The number of unordered selections is most often called a combination while the number of ordered selections is considered an arrangement. Every combination that we pull will also have some number of arrangements associated with it. For instance, the Ace/2 combination has two arrangements and the Ace/2/3 combination would have six arrangements. The number of arrangements of a particular combination is simply n!... It is actually n!/(n-m)!, just like our previously examined method, however, m == n. What does that do? Well, the bottom term becomes 0!, which in turn is 1. Dividing by one is an identity, so we lose the division altogether.
Okay, how does this help us? Well, if we use our previous equation for arrangements, and then remove the arrangement through division we get a new equation... If the number of arrangments, for instance, of 3 cards is 6, then if we divide by that number, we get the number of combinations. Sweet huh? The new equation is C(n, m) = n!/((n-m)!m!) where the m! term counts the number of arrangements.
n = 52
m = 5
52!/(47!5!) = 2598960
I think a lot of people know the equations here, but don't put together the concept of arrangements and combinations and how they are combined to derive the above equation. Timothy Fries came up with a very performant way to compute the above values that I think is very useful. Remember the expansion we did before where a bunch of the terms in the factorials cancelled out? Well, with the new equations, the same cancellations apply, but we now have a small factorial remaining on the bottom. The new expansion is (52*51*50*49*48)/(5*4*3*2*1).
items = 52; int numerator = 1; int denominator = 1;
for(int i = 0; i < picks; i++) { numerator *= (items-i); denominator *= (i+1); }
result = numerator/denominator;
This is great. It emphasizes a single division for performance and only works over the non-cancelled terms. The above method is crucial to Tim's packing routine, which I'm going to cover in a single post, and examine the result spatially with some cool diagrams. To reiterate, the equation C(n, m) is called the combinatorial method and represents the number of unordered selections without repetition.

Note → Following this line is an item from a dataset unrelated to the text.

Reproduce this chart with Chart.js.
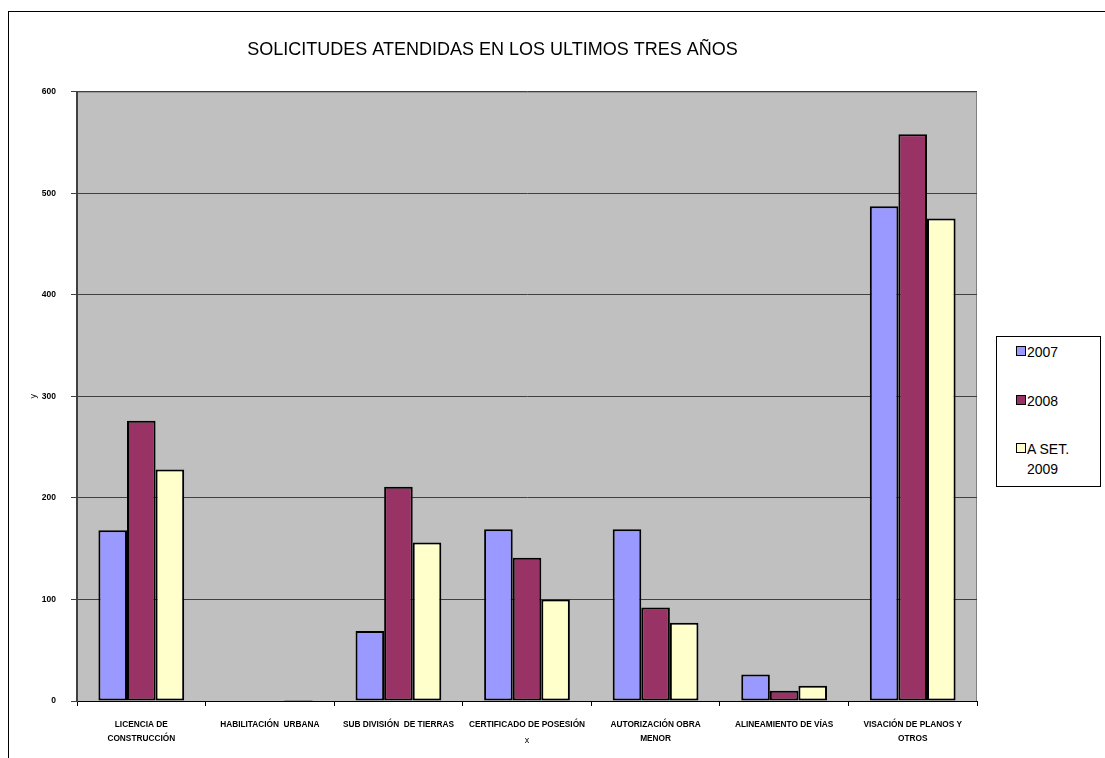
<!DOCTYPE html>
<html>
<head>
<meta charset="utf-8">
<script src="https://cdn.jsdelivr.net/npm/chart.js@4/dist/chart.umd.min.js"></script>
<style>
    body { margin: 0; background: #fff; font-family: 'Liberation Sans', Arial, sans-serif; overflow: hidden; }
    #frame { position: absolute; left: 8px; top: 11px; width: 1120px; height: 780px; border: 1px solid #000; }
    #chartWrap { position: absolute; left: 8px; top: 11px; width: 974px; height: 747px; }
    #legend { position: absolute; left: 996px; top: 336px; width: 103px; height: 149px; border: 1px solid #000; background: #fff; }
    #legend .item { position: absolute; left: 19px; font-size: 14px; line-height: 20px; color: #000; }
    #legend .swatch { display: inline-block; width: 8px; height: 8px; border: 1px solid #000; margin-right: 1px; vertical-align: 1px; }
</style>
</head>
<body>
<div id="frame"></div>
<div id="chartWrap"><canvas id="barChart" width="974" height="747"></canvas></div>
<div id="legend"></div>
<script>
const categories = [
    ['LICENCIA DE', 'CONSTRUCCIÓN'],
    'HABILITACIÓN  URBANA',
    'SUB DIVISIÓN  DE TIERRAS',
    'CERTIFICADO DE POSESIÓN',
    ['AUTORIZACIÓN OBRA', 'MENOR'],
    'ALINEAMIENTO DE VÍAS',
    ['VISACIÓN DE PLANOS Y', 'OTROS']
];
const seriesNames = ['2007', '2008', ['A SET.', '2009']];
const values2007 = [168, 0, 69, 169, 169, 26, 487];
const values2008 = [276, 0, 211, 141, 92, 10, 558];
const valuesSet2009 = [228, 1, 156, 100, 77, 15, 475];
const yTicks = [0, 100, 200, 300, 400, 500, 600];

(() => {
    const colors = ['#9999FF', '#993366', '#FFFFCC'];
    const seriesValues = [values2007, values2008, valuesSet2009];
    const fontFamily = "'Liberation Sans', Arial, sans-serif";

    const plotBackground = {
        id: 'plotBackground',
        beforeDraw(chart) {
            const { ctx, chartArea: a } = chart;
            ctx.save();
            ctx.fillStyle = '#C0C0C0';
            ctx.fillRect(a.left, a.top, a.right - a.left, a.bottom - a.top);
            ctx.strokeStyle = '#808080';
            ctx.lineWidth = 1;
            ctx.strokeRect(a.left + 0.5, a.top + 0.5, a.right - a.left - 1, a.bottom - a.top);
            ctx.restore();
        }
    };

    const ctx = document.getElementById('barChart');
    new Chart(ctx, {
        type: 'bar',
        data: {
            labels: categories,
            datasets: seriesValues.map((data, i) => ({
                label: Array.isArray(seriesNames[i]) ? seriesNames[i].join(' ') : seriesNames[i],
                data,
                backgroundColor: colors[i],
                borderColor: '#000',
                borderWidth: 2,
                borderSkipped: false,
                categoryPercentage: 0.667,
                barPercentage: 1
            }))
        },
        options: {
            responsive: false,
            animation: false,
            layout: { padding: { left: 0, right: 5, top: 0, bottom: 0 } },
            plugins: {
                legend: { display: false },
                tooltip: { enabled: false },
                title: {
                    display: true,
                    text: 'SOLICITUDES ATENDIDAS EN LOS ULTIMOS TRES AÑOS',
                    color: '#000',
                    font: { family: fontFamily, size: 18, weight: 'normal' },
                    padding: { top: 28, bottom: 31 }
                }
            },
            scales: {
                x: {
                    offset: true,
                    grid: { offset: true, drawOnChartArea: false, color: '#000', tickLength: 5 },
                    border: { color: '#000', width: 1 },
                    ticks: {
                        color: '#000',
                        maxRotation: 0,
                        autoSkip: false,
                        padding: 12,
                        font: { family: fontFamily, size: 8.3, weight: 'bold', lineHeight: 1.65 }
                    },
                    title: {
                        display: true,
                        text: 'x',
                        color: '#000',
                        font: { family: fontFamily, size: 9 },
                        padding: { top: 0, bottom: 12 }
                    },
                    afterFit(scale) { scale.height = 57; }
                },
                y: {
                    min: 0,
                    max: 600,
                    afterBuildTicks(scale) { scale.ticks = yTicks.map((v) => ({ value: v })); },
                    grid: { color: '#404040', tickLength: 6, lineWidth: 1 },
                    border: { color: '#404040', width: 2 },
                    ticks: {
                        color: '#000',
                        padding: 15,
                        font: { family: fontFamily, size: 8.5, weight: 'bold' }
                    },
                    title: {
                        display: true,
                        text: 'y',
                        color: '#000',
                        font: { family: fontFamily, size: 9 },
                        padding: { top: 20, bottom: 0 }
                    },
                    afterFit(scale) { scale.width = 69; }
                }
            }
        },
        plugins: [plotBackground]
    });

    // legend boxed on the right, like the spreadsheet one
    const legend = document.getElementById('legend');
    const tops = [5, 54, 102];
    seriesNames.forEach((name, i) => {
        const item = document.createElement('div');
        item.className = 'item';
        item.style.top = `${tops[i]}px`;
        const lines = Array.isArray(name) ? name : [name];
        item.innerHTML = `<span class="swatch" style="background:${colors[i]}"></span>${lines[0]}` +
            lines.slice(1).map((l) => `<br><span style="padding-left:11px">${l}</span>`).join('');
        legend.appendChild(item);
    });
})();
</script>
</body>
</html>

Suit Combinations for 5 Cards
We have 5 cards in our hand, and each card has a suit. If we add up the counts of each suit, how many different combinations will we come up with. We are allowed to pick suits multiple times (aka counting), and the order of the suits doesn't matter. We need to extend our previous equation to allow repeated selection of the same suit.
n = 4
m = 5
C(n + m - 1, m) = C(4 + 5 - 1, 4) = C(8, 5)
8!/(5!3!) = (8*7*6)/(3*2) = 8*7 = 56
You can use this method for quite a few different counting routines. Another abstraction might be with scoring a game. You can count the number of possible scores that might exists if say 5 people are going to split 6 points between them. Trivial combinations exist where a single player accrues all 6 points. You have 6 of those, and then you start getting to the partioning where 1 player has 5, and you pass the single remaining point between 4 other players. There are 4*5 of these, etc.., etc...
n = 5
m = 6
C(n + m - 1, m) = C(5 + 6 - 1, 6) = C(10, 6)
10!/(6!4!) = 210
// If we do something smaller we can verify the results.
n = 5, m = 2
20000, 02000, 00200, 00020, 00002
11000, 10100, 10010, 10001
01100, 01010, 01001
00110, 00101
00011 = 5+4+3+2+1 = 15
C(6, 2) = 6!/(4!2!) = (6*5)/2 = 15
Picking the Correct Equation
Sometimes picking the correct equation to examine the possibilities is quite hard. We saw that there are at least 2 equations for representing a poker hand, one more compact than another. The best way to test would be simulating a smaller example that you can work and expand by hand to verify the equation matches the results. If it does, you might have a winner. Run a few more expansions just to make sure.